Brazilian animation continues to prosper with political relevance and hand-drawn beauty, and “Tito and the Birds” (from Shout! Studios) offers a timely anti-Trump message with a striking, painterly look. The Oscar and Annie contender was directed by Gustavo Steinberg, Gabriel Bitar, and André Catoto.
“Tito” tells the story of the titular boy and his two friends confronting a fear epidemic by using his disgraced father’s missing research on bird songs as the antidote. Steinberg, who came to animation after directing the live-action “End of the Line,” was outraged at the fear mongering going on in his home country of Brazil and throughout North America, and saw an opportunity to combat it through animated allegory.

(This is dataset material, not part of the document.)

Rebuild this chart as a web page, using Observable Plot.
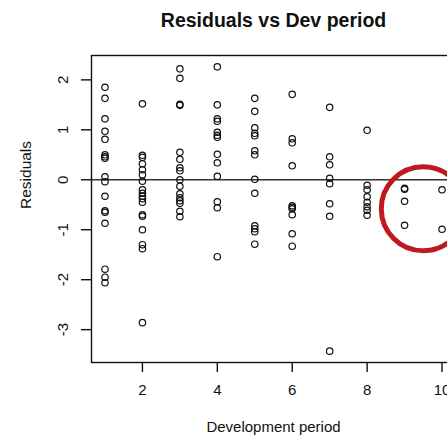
<!DOCTYPE html>
<html>
<head>
<meta charset="utf-8">
<script src="https://cdn.jsdelivr.net/npm/d3@7"></script>
<script src="https://cdn.jsdelivr.net/npm/@observablehq/plot@0.6"></script>
<style>
  html, body { margin: 0; padding: 0; background: #fff; overflow: hidden; }
  #chart svg { display: block; max-width: none !important; height: 435px !important; }
</style>
</head>
<body>
<div id="chart"></div>
<script>
// Residuals of the fitted model, grouped by development period
const devPeriods = [1, 2, 3, 4, 5, 6, 7, 8, 9, 10];
const residualsByPeriod = [
  [1.85, 1.63, 1.22, 0.97, 0.81, 0.5, 0.46, 0.43, 0.06, -0.04, -0.33, -0.62, -0.65, -0.87, -1.79, -1.95, -2.06],
  [1.52, 0.49, 0.45, 0.32, 0.2, 0.1, -0.03, -0.2, -0.27, -0.33, -0.38, -0.45, -0.7, -0.73, -1.0, -1.3, -1.38, -2.86],
  [2.22, 2.03, 1.51, 1.49, 0.55, 0.41, 0.24, 0.18, 0.0, -0.13, -0.28, -0.36, -0.42, -0.47, -0.63, -0.74],
  [2.26, 1.5, 1.22, 1.17, 0.95, 0.89, 0.85, 0.51, 0.34, 0.07, -0.44, -0.56, -1.54],
  [1.63, 1.37, 1.04, 0.93, 0.88, 0.58, 0.5, 0.01, -0.27, -0.92, -0.98, -1.04, -1.29],
  [1.71, 0.82, 0.74, 0.28, -0.52, -0.55, -0.58, -0.7, -1.08, -1.33],
  [1.45, 0.46, 0.3, 0.03, -0.08, -0.48, -0.73, -3.43],
  [0.99, -0.11, -0.2, -0.34, -0.45, -0.54, -0.61, -0.71],
  [-0.17, -0.19, -0.43, -0.91],
  [-0.2, -0.99]
];
const xTicks = [2, 4, 6, 8, 10];
const yTicks = [-3, -2, -1, 0, 1, 2];
const highlightPeriods = [9, 10];

const titleText = "Residuals vs Dev period";
const xLabel = "Development period";
const yLabel = "Residuals";

// Long table: one row per residual
const rows = devPeriods.flatMap((p, i) => residualsByPeriod[i].map(r => ({period: p, residual: r})));

// Axis ranges padded by 4% on each side, base-graphics style
const pad = ([a, b]) => [a - 0.04 * (b - a), b + 0.04 * (b - a)];
const xDomain = pad(d3.extent(rows, d => d.period));
const yDomain = pad(d3.extent(rows, d => d.residual));

// Ring drawn around the late development periods
const hl = rows.filter(d => highlightPeriods.includes(d.period));
const ring = [{
  period: d3.mean(d3.extent(hl, d => d.period)),
  residual: d3.mean(d3.extent(hl, d => d.residual))
}];

const font = "'Liberation Sans', Arial, Helvetica, sans-serif";

const chart = Plot.plot({
  width: 470,
  height: 435,
  marginLeft: 91,
  marginRight: 15,
  marginTop: 55,
  marginBottom: 73,
  style: {fontFamily: font, fontSize: "15px", color: "#111", background: "#fff", maxWidth: "none"},
  x: {domain: xDomain},
  y: {domain: yDomain},
  marks: [
    Plot.ruleY([0], {stroke: "#333", strokeWidth: 1.4}),
    Plot.dot(rows, {x: "period", y: "residual", r: 3.2, stroke: "#111", strokeWidth: 1.2, fill: "none"}),
    Plot.dot(ring, {x: "period", y: "residual", r: 42, stroke: "#bf1a1f", strokeWidth: 5, fill: "none"}),
    Plot.frame({stroke: "#111", strokeWidth: 1.4}),
    Plot.axisX(xTicks, {
      tickSize: 10, tickPadding: 12, strokeWidth: 1.4, stroke: "#111",
      fontSize: 15, label: null, tickFormat: d => String(d)
    }),
    Plot.axisY(yTicks, {
      tickSize: 10, tickPadding: 14, tickRotate: -90, strokeWidth: 1.4, stroke: "#111",
      fontSize: 15, label: null, tickFormat: d => String(d)
    }),
    Plot.text([titleText], {
      frameAnchor: "top", lineAnchor: "bottom", dy: -29,
      fontSize: 19.5, fontWeight: "bold", fill: "#111"
    }),
    Plot.text([xLabel], {
      frameAnchor: "bottom", lineAnchor: "bottom", dy: 69,
      fontSize: 15, fill: "#111"
    }),
    Plot.text([yLabel], {
      frameAnchor: "left", lineAnchor: "bottom", rotate: -90, dx: -60.5,
      fontSize: 15.5, fill: "#111"
    })
  ]
});

document.getElementById("chart").appendChild(chart);
</script>
</body>
</html>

“When we started eight years ago, we were asked how we knew what was coming,” Steinberg said. “Of course, we didn’t, but the climate in São Paulo was in crisis mode with lots of walls, barbed wire and electric fences. One of the inspirations for the villain was Donald Trump. But we decided that before he was a candidate. Once he got nominated, we knew were looking at the right stuff.
“And now, the president of Brazil, Jair Bolsonaro, is doing the same thing with social networks, fake news, disinformation. He gave a speech and basically said you conform to the way we think or you go to jail or you have to leave the country.”
“Tito” took flight around kids as the hope of the future, set in a dystopian city resembling São Paulo. Steinberg and his co-directors even met with children throughout the development process to better connect with their own perceptions of real-world events. Daniel Greco, the executive producer, set up the production at Split Studio, but the directors had their own crew to create an expressionistic aesthetic.
Backgrounds were key with digitally scanned oil paintings of smoke, fire, and water depicting urban darkness and bright visions of shape-shifting hell. The density of the brush strokes in motion (done in Photoshop) was perfect in accentuating the physicality of fear. And the painting and compositing could be done quickly and cheaply as part of the production pipeline.
The idea of the birds was also a kid-friendly solution to combating the virus of fear. They concentrated on pigeons because they have been around for a long time and have adapted to city life, and also because they are the symbol of peace for Christianity. And yet parents fear the pigeons because it’s assumed they carry the disease.
“Our challenge was to make the story as traditional as possible,” said Steinberg, who was influenced by the old Amblin movies of the ’80s. “We wanted it to be engaging and fun in finding a cure for the virus. We reversed engineered for 2D animation, and we made a very good choice of sticking to it because there was a really nice progression of colors.”